▶ **Entries shown**
▶
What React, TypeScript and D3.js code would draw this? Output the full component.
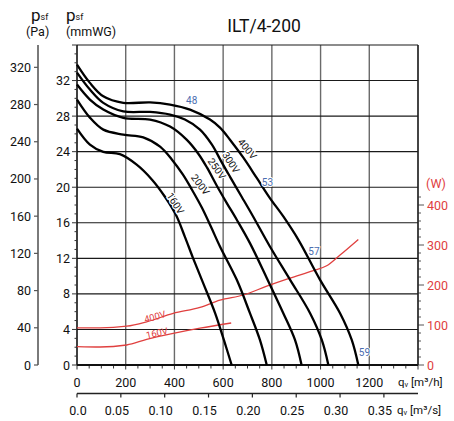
◀
▶
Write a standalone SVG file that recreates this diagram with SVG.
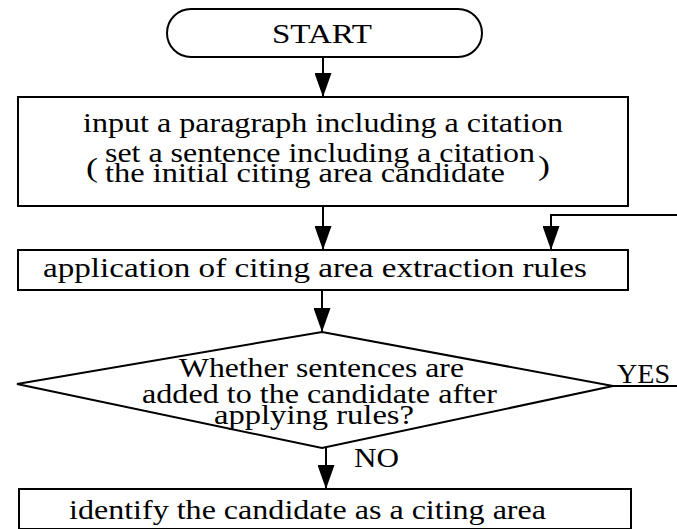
◀
▶
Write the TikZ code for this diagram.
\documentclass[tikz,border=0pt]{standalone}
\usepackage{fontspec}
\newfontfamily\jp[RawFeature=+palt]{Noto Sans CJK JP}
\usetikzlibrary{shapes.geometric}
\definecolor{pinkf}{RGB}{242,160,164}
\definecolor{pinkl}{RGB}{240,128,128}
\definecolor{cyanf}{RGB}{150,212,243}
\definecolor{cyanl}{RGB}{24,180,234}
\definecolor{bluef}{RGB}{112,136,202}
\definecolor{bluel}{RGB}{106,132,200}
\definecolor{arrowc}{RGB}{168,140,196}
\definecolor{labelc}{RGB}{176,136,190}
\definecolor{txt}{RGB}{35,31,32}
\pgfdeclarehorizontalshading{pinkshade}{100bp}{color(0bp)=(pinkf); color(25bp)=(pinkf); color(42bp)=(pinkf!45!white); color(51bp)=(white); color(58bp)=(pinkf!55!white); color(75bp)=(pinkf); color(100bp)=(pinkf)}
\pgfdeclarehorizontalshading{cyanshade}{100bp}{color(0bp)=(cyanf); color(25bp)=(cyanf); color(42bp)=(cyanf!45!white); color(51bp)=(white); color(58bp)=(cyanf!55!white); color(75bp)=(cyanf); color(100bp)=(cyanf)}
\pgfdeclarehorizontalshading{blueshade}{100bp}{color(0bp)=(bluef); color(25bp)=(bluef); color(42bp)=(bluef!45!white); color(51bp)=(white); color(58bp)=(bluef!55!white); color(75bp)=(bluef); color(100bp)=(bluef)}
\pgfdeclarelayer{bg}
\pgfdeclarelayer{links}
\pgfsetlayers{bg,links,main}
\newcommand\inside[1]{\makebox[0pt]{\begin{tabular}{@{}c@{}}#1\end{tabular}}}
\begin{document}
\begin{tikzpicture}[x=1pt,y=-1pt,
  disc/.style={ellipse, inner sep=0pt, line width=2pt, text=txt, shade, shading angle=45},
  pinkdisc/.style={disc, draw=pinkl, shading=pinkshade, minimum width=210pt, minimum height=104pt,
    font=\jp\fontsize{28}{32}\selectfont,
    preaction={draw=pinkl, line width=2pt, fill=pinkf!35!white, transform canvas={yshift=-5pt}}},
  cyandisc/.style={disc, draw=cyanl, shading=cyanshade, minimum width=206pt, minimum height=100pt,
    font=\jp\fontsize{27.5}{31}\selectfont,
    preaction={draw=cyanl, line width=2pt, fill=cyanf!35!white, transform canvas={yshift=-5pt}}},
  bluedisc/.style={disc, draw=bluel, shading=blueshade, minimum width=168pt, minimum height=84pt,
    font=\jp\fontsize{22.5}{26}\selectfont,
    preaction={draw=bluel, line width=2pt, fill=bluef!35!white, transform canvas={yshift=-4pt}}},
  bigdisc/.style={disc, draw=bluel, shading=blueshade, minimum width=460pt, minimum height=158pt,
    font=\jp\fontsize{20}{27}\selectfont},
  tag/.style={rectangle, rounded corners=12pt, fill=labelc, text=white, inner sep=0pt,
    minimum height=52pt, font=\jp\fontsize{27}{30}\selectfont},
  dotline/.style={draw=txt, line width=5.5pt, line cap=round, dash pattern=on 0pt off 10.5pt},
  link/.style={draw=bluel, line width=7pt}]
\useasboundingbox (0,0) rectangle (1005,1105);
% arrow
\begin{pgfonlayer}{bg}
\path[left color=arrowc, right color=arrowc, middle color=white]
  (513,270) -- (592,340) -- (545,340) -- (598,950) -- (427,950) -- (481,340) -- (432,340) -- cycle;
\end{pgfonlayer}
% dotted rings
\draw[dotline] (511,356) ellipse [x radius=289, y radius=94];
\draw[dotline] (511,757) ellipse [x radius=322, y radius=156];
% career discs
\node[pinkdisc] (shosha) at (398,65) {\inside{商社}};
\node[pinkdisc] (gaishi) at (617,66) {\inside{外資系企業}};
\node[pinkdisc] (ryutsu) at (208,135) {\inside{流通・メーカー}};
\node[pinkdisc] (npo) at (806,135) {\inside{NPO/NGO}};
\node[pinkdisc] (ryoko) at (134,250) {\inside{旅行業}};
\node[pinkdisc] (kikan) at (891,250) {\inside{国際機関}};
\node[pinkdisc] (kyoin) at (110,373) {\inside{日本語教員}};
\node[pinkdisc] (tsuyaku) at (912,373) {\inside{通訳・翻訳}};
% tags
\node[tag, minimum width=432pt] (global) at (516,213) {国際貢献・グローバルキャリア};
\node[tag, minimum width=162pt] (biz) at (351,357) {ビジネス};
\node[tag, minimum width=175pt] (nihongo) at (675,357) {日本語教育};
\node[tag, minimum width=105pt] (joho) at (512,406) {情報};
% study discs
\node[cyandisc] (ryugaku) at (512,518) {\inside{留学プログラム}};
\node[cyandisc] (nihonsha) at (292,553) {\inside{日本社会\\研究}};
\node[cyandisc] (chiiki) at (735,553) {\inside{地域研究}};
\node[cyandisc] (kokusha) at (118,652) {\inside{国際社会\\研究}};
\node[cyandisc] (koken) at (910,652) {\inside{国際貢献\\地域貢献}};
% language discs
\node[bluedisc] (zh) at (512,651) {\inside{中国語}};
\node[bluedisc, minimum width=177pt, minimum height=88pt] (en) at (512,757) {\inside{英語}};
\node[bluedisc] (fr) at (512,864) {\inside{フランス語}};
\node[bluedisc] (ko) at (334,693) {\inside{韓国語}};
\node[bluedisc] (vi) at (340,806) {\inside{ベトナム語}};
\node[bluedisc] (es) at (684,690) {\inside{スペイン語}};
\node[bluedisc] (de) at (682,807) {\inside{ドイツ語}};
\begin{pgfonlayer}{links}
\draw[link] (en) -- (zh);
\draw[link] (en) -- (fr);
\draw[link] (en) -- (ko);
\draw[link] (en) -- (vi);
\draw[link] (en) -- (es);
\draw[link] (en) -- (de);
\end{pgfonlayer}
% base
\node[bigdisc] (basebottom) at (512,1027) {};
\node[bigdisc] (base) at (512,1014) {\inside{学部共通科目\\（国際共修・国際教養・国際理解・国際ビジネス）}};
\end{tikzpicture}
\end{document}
◀
▶ **Direction**
Copy each line above that contains the string "standalone".

▶ **In response**
Write a standalone SVG file that recreates this diagram with SVG.
\documentclass[tikz,border=0pt]{standalone}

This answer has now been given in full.